Posted in Computing and Operating Systems, Mobile Computing by Manas Ganguly on October 15, 2010

This is the third of five part series profiling Microsoft Windows Mobile 7.0. In the earlier posts, i had discussed hardware and software perspectives around the WinMo7. This post discusses the shortcomings in the platform and how Microsoft is wooing the developer community to earn back relevance in the apps space.

Platform Shortcomings
Two main problems remain with the Windows Phone 7 operating system at this stage. Firstly, there is no opportunity for manufacturers or operators to add their own interface layer (although Hubs and tiles do allow for a degree of customization). Microsoft argues that it is putting consumers first and has heavily invested in a strong and consistent interface. The implication is that there is little benefit in manufacturers undertaking further customization that will only confuse users.

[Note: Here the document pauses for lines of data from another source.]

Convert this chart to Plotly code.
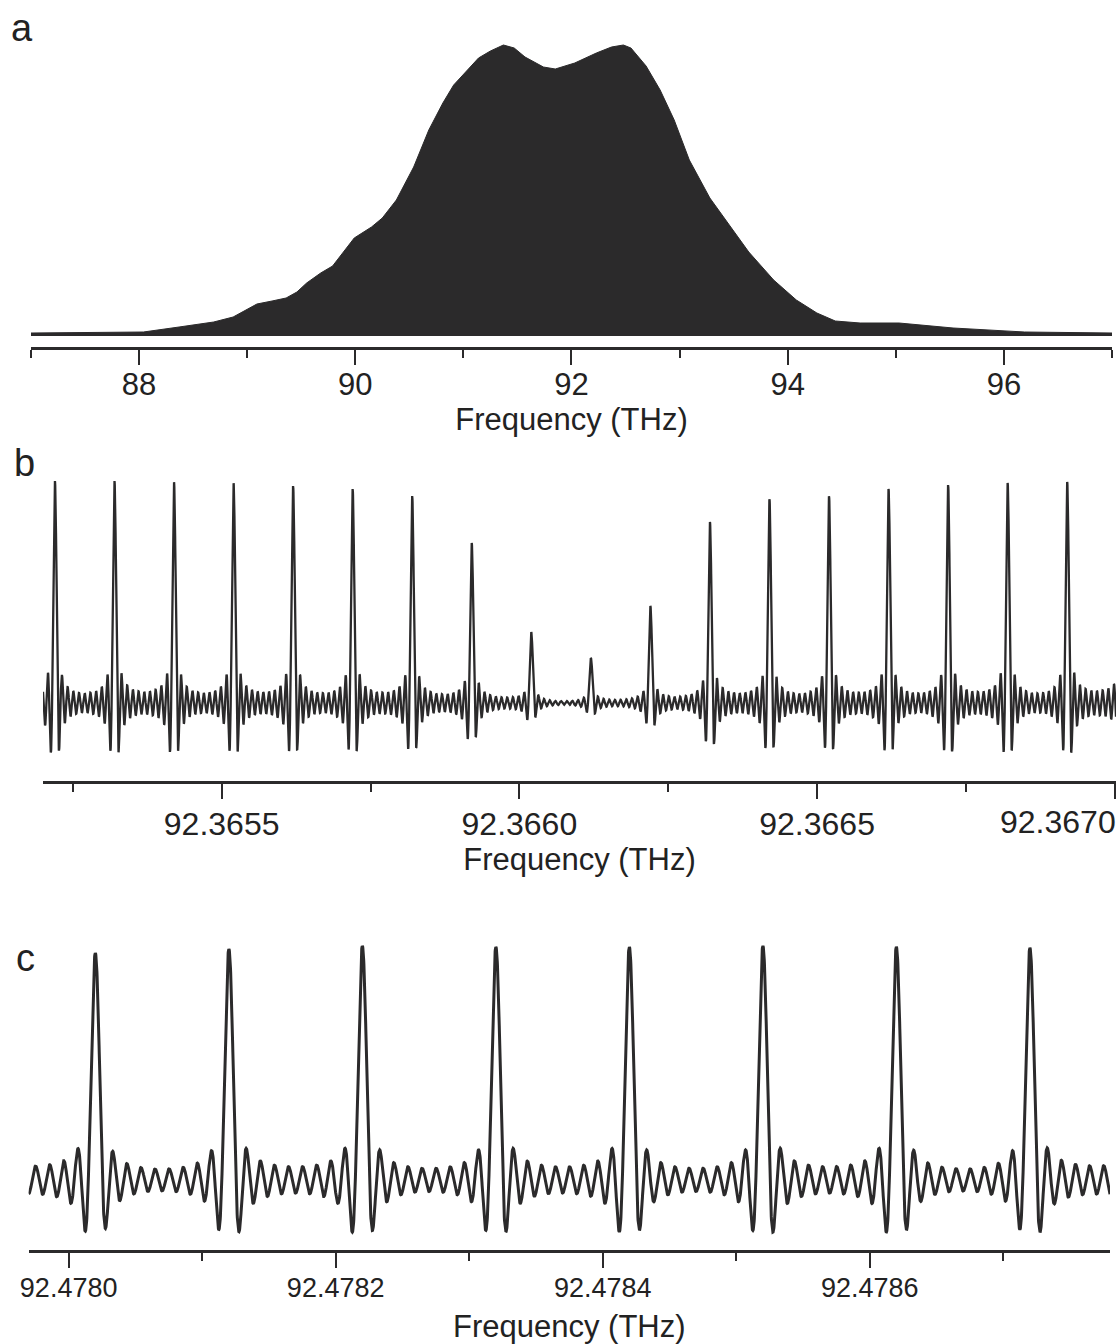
import numpy as np
import plotly.graph_objects as go

# ---------------- data ----------------
# Panel a: spectral envelope (frequency in THz, intensity in arb. units)
env_freq = [87.00, 88.04, 88.37, 88.69, 88.87, 89.00, 89.09, 89.23, 89.36, 89.46,
            89.55, 89.68, 89.79, 89.89, 89.99, 90.15, 90.25, 90.38, 90.54, 90.68,
            90.81, 90.91, 91.01, 91.14, 91.25, 91.37, 91.47, 91.57, 91.74, 91.85,
            92.03, 92.23, 92.37, 92.48, 92.55, 92.69, 92.82, 92.95, 93.09, 93.28,
            93.48, 93.64, 93.87, 94.08, 94.27, 94.44, 94.67, 95.03, 95.53, 96.19,
            97.00]
env_amp = [3, 4, 9, 14, 19, 27, 32, 35, 38, 44,
           53, 63, 70, 84, 98, 109, 118, 136, 169, 206,
           233, 251, 263, 278, 285, 291, 288, 279, 269, 267,
           273, 283, 289, 291, 288, 270, 246, 216, 176, 138,
           108, 84, 56, 36, 23, 15, 13, 13, 8, 4,
           3]

# Panel b: comb lines (THz) and their heights (arb. units)
b_line_freq = [92.36512, 92.36522, 92.36532, 92.36542, 92.36552, 92.36562,
               92.36572, 92.36582, 92.36592, 92.36602, 92.36612, 92.36622,
               92.36632, 92.36642, 92.36652, 92.36662, 92.36672, 92.36682,
               92.36692, 92.36702]
b_line_amp = [222, 222, 222, 221, 220, 217, 214, 207, 160, 71,
              45, 97, 181, 204, 207, 214, 218, 220, 221, 221]
b_resolution = 0.0001 / 21      # instrument (sinc) resolution, THz

# Panel c: comb lines (THz) and their heights (arb. units)
c_line_freq = [92.47792, 92.47802, 92.47812, 92.47822, 92.47832, 92.47842,
               92.47852, 92.47862, 92.47872, 92.47882]
c_line_amp = [228, 227, 231, 234, 233, 233, 234, 233, 232, 232]
c_resolution = 0.0001 / 19

a_ticks = [88, 90, 92, 94, 96]
a_minor = [87, 89, 91, 93, 95, 97]
b_ticks = [92.3655, 92.3660, 92.3665, 92.3670]
b_ticklabels = ["92.3655", "92.3660", "92.3665", ""]
b_last_label = "92.3670"
b_minor = [92.36525, 92.36575, 92.36625, 92.36675]
c_ticks = [92.4780, 92.4782, 92.4784, 92.4786]
c_minor = [92.4781, 92.4783, 92.4785, 92.4787]

a_range = [87, 97.0001]
b_range = [92.3652, 92.367002]
c_range = [92.47797, 92.47878]

# ---------------- helpers ----------------
INK = "#2b2a2b"
TXT = "#222222"
FONT = "Liberation Sans, Arial, sans-serif"


def comb_trace(freqs, amps, res, frange, n):
    f = np.linspace(frange[0], frange[1], n)
    y = np.zeros_like(f)
    for f0, a in zip(freqs, amps):
        y += a * np.sinc((f - f0) / res)
    return f, y


def px_x(p):
    return p / 1120.0


def px_y(p):
    return 1 - p / 1344.0


fig = go.Figure()

# Panel a
fig.add_trace(go.Scatter(x=env_freq, y=env_amp, mode="lines", fill="tozeroy",
                         fillcolor=INK, line=dict(color=INK, width=1),
                         xaxis="x", yaxis="y", hoverinfo="skip"))

# Panel b
fb, yb = comb_trace(b_line_freq, b_line_amp, b_resolution, b_range, 8000)
fig.add_trace(go.Scatter(x=fb, y=yb, mode="lines",
                         line=dict(color=INK, width=2.3),
                         xaxis="x2", yaxis="y2", hoverinfo="skip"))

# Panel c
fc, yc = comb_trace(c_line_freq, c_line_amp, c_resolution, c_range, 6000)
fig.add_trace(go.Scatter(x=fc, y=yc, mode="lines",
                         line=dict(color=INK, width=3),
                         xaxis="x3", yaxis="y3", hoverinfo="skip"))


def xaxis_style(domain_px, anchor, rng, ticks, minor, fmt, size, lab_off, title_off):
    return dict(
        domain=[px_x(domain_px[0]), px_x(domain_px[1])],
        anchor=anchor, range=rng, automargin=False,
        showline=True, linecolor=INK, linewidth=2.6,
        ticks="outside", ticklen=15, tickwidth=2.4, tickcolor=INK,
        tickvals=ticks, tickformat=fmt, ticklabelstandoff=lab_off,
        tickfont=dict(family=FONT, size=size, color=TXT),
        minor=dict(tickvals=minor, ticks="outside", ticklen=8,
                   tickwidth=2.4, tickcolor=INK),
        showgrid=False, zeroline=False,
        title=dict(text="Frequency (THz)",
                   font=dict(family=FONT, size=31, color=TXT),
                   standoff=title_off),
        fixedrange=True,
    )


def yaxis_style(domain_px, anchor, rng):
    return dict(domain=[px_y(domain_px[1]), px_y(domain_px[0])],
                anchor=anchor, range=rng, visible=False, fixedrange=True,
                automargin=False)


xa2 = xaxis_style((43, 1116), "y2", b_range, b_ticks, b_minor, ".4f", 32, -2, 5)
xa2["ticktext"] = b_ticklabels

fig.update_layout(
    width=1120, height=1344,
    margin=dict(l=0, r=0, t=0, b=0, pad=0),
    paper_bgcolor="white", plot_bgcolor="white",
    showlegend=False,
    xaxis=xaxis_style((31, 1112), "y", a_range, a_ticks, a_minor, "d", 31, -7, 2),
    yaxis=yaxis_style((40, 347), "x", [-11, 296]),
    xaxis2=xa2,
    yaxis2=yaxis_style((470, 781), "x2", [-78, 233]),
    xaxis3=xaxis_style((28.6, 1110), "y3", c_range, c_ticks, c_minor, ".4f", 27, -3, 15),
    yaxis3=yaxis_style((935, 1250), "x3", [-70, 245]),
)

# last tick label of panel b is pulled inside the figure edge
fig.add_annotation(text=b_last_label, x=px_x(1118), y=px_y(822), xref="paper", yref="paper",
                   showarrow=False, xanchor="right", yanchor="middle",
                   font=dict(family=FONT, size=32, color=TXT))

for letter, x, y in [("a", 22, 28), ("b", 24, 463), ("c", 25, 958)]:
    fig.add_annotation(text=letter, x=px_x(x), y=px_y(y), xref="paper", yref="paper",
                       showarrow=False, xanchor="center", yanchor="middle",
                       font=dict(family=FONT, size=38, color=TXT))

fig.write_html("out.html",
               config={"displayModeBar": False},
               post_script="document.body.style.margin='0';document.body.style.overflow='hidden';")
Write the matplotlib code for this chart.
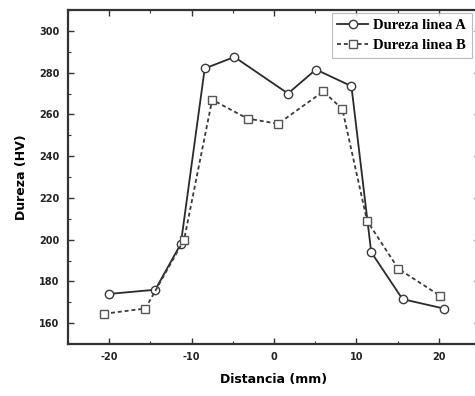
import matplotlib.pyplot as plt
from matplotlib.ticker import MultipleLocator

plt.rcParams['axes.unicode_minus'] = False

# datos
dist_A = [-20.0, -14.4, -11.3, -8.4, -4.8, 1.7, 5.1, 9.4, 11.8, 15.6, 20.6]
dureza_A = [174, 176, 198, 282, 287.5, 270, 281.5, 273.5, 194, 171.5, 167]

dist_B = [-20.6, -15.6, -10.9, -7.5, -3.2, 0.5, 6.0, 8.3, 11.3, 15.1, 20.2]
dureza_B = [164.5, 167, 200, 267, 258, 255.5, 271, 262.5, 209, 186, 173]

fig = plt.figure(figsize=(4.75, 3.96), dpi=100)
ax = fig.add_axes([0.143, 0.1313, 0.8675, 0.8434])

ax.plot(dist_A, dureza_A, color='#2a2a2a', lw=1.3, marker='o', ms=6,
        mfc='white', mec='#3a3a3a', mew=1.0, label='Dureza linea A')
ax.plot(dist_B, dureza_B, color='#3a3a3a', lw=1.3, ls=(0, (2.2, 1.6)), marker='s', ms=6,
        mfc='white', mec='#555555', mew=1.0, label='Dureza linea B')

ax.set_xlim(-25, 25)
ax.set_ylim(150, 310)
ax.xaxis.set_major_locator(MultipleLocator(10))
ax.xaxis.set_minor_locator(MultipleLocator(5))
ax.yaxis.set_minor_locator(MultipleLocator(10))
ax.set_yticks([160, 180, 200, 220, 240, 260, 280, 300])

ax.tick_params(which='both', direction='in', top=True, right=True, color='#333333')
ax.tick_params(which='major', length=4, width=1.0, labelsize=7, pad=6)
ax.tick_params(which='minor', length=2.5, width=0.8)
for lab in ax.get_xticklabels() + ax.get_yticklabels():
    lab.set_fontweight('bold')
    lab.set_color('#222222')

for sp in ax.spines.values():
    sp.set_linewidth(1.6)
    sp.set_color('#333333')

ax.set_xlabel('Distancia (mm)', fontsize=9, fontweight='bold', labelpad=8)
ax.set_ylabel('Dureza (HV)', fontsize=9, fontweight='bold', labelpad=8)

leg = ax.legend(loc='upper left', bbox_to_anchor=(0.64, 0.99), frameon=True,
                fancybox=False, prop={'family': 'Liberation Serif', 'weight': 'bold', 'size': 10.5},
                handlelength=2.1, handletextpad=0.35, borderpad=0.4, labelspacing=0.45,
                borderaxespad=0)
leg.get_frame().set_edgecolor('#aaaaaa')
leg.get_frame().set_linewidth(0.8)

fig.savefig('out.png', dpi=100)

Secondly, there is no multitasking. Windows Phone 7 does support some background processes, such as playing music or synchronising e-mail while using another application. However, it does not currently support flipping between live applications in the way that Symbian and Maemo users have had for a long time and Apple users have recently acquired with iOS4. Microsoft may possibly. This would be a thorn at the start and one would expect Microsoft to address the Multitasking measure in future.

Developers
Microsoft is using established strengths and resources to attract developers. It has relied on existing Silverlight and XNA development frameworks, and removed licence fees for many tools, including Visual Studio 2010 Express and XNA Game Studio 4.0. The consistent environment and tools provided by XNA Game Studio 4.0 will enable developers to port games from Windows, Xbox 360 or Zune to Windows Phone 7. Variations in hardware and screen sizes will be limiting factors, but demonstrations of ported titles reveal a rich and consistent experience. The use of common code and tools is a step forward for Microsoft, which has historically had an abundance of tools and developers but a lack of commonality across platforms. Unsurprisingly, Microsoft cites this established developer base with deep existing knowledge of its tools as a significant opportunity.

This will be important, because application developers typically develop for three or four platforms. The current pecking order for many of them is Apple, Android, Blackberry, other. The last category includes, of course, Symbian, MeeGo, Flash, Java (for Qualcomm’s BREW, Sony Ericsson’s Cappucin and Nokia’s Series 40 feature phones) and Microsoft. If Microsoft decides it needs to address these developers, the task will be to pull itself out of the “other” category.